Does (long term) travel cause a fear of commitment OR is it an existing fear of commitment within certain people that then causes them to travel?

When people sit around to discuss their adventure travels, they very rarely touch on the potential damage which any type of lengthy travel may inevitably cause. What if a lifestyle of living out of a bag, where everyday feels like a Saturday, the experience of ultimate freedom, and where a day without a cool new experience is seen as a "dull day" causes us to shirk commitment and the possibility of settling down into a proper 9-5 job? I mean in the real world that I have come to know in my Ontarian world these past three years, and as horrified as I was to witness it firsthand, people do the same thing, day in--- and day out.... for decades even. Living on the road, constantly meeting new and interesting people from all walks of life, our senses constantly being stimulated, new relationships and friendships ignited and extinguished before having a chance to flourish... When we finally settle, is something going to be missing?.... the high? the lack of ongoing stimuli? Can we face the stable (stagnant) social group and the same job for the next 10, 20, 30 years? Can we meet that one guy and find that they will be enough? If we can`t, then what? Is this what has happened to me this time again in my attempt to re-settle in Cornwall. Is it a prior life of travel adventure that has left me feeling as though my life here is unfulfilled?

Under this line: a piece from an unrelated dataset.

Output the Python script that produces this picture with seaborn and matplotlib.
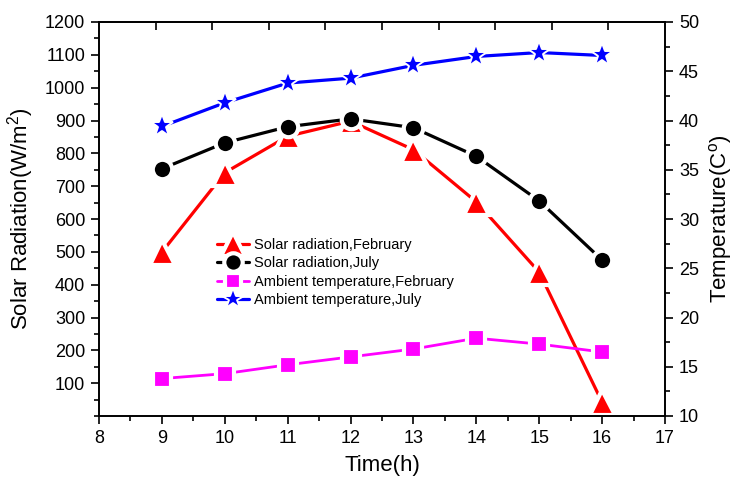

Was it my personality that saw me emotionally unattached from my tangible environment in childhood which caused my ongoing struggle with commitment?... Or was it the fault of that nasty travel bug which nipped me in the rear a few years back?

This is what I want for my next birthday: I want it to be so that when I’m on the road, I am able to savour every moment, to live it and to love it. But when I settle, for however long, I want to feel satisfied, content and stimulated by that life as well. From a ME generationalist (me): I want to be able to have my cake, and eat it too!"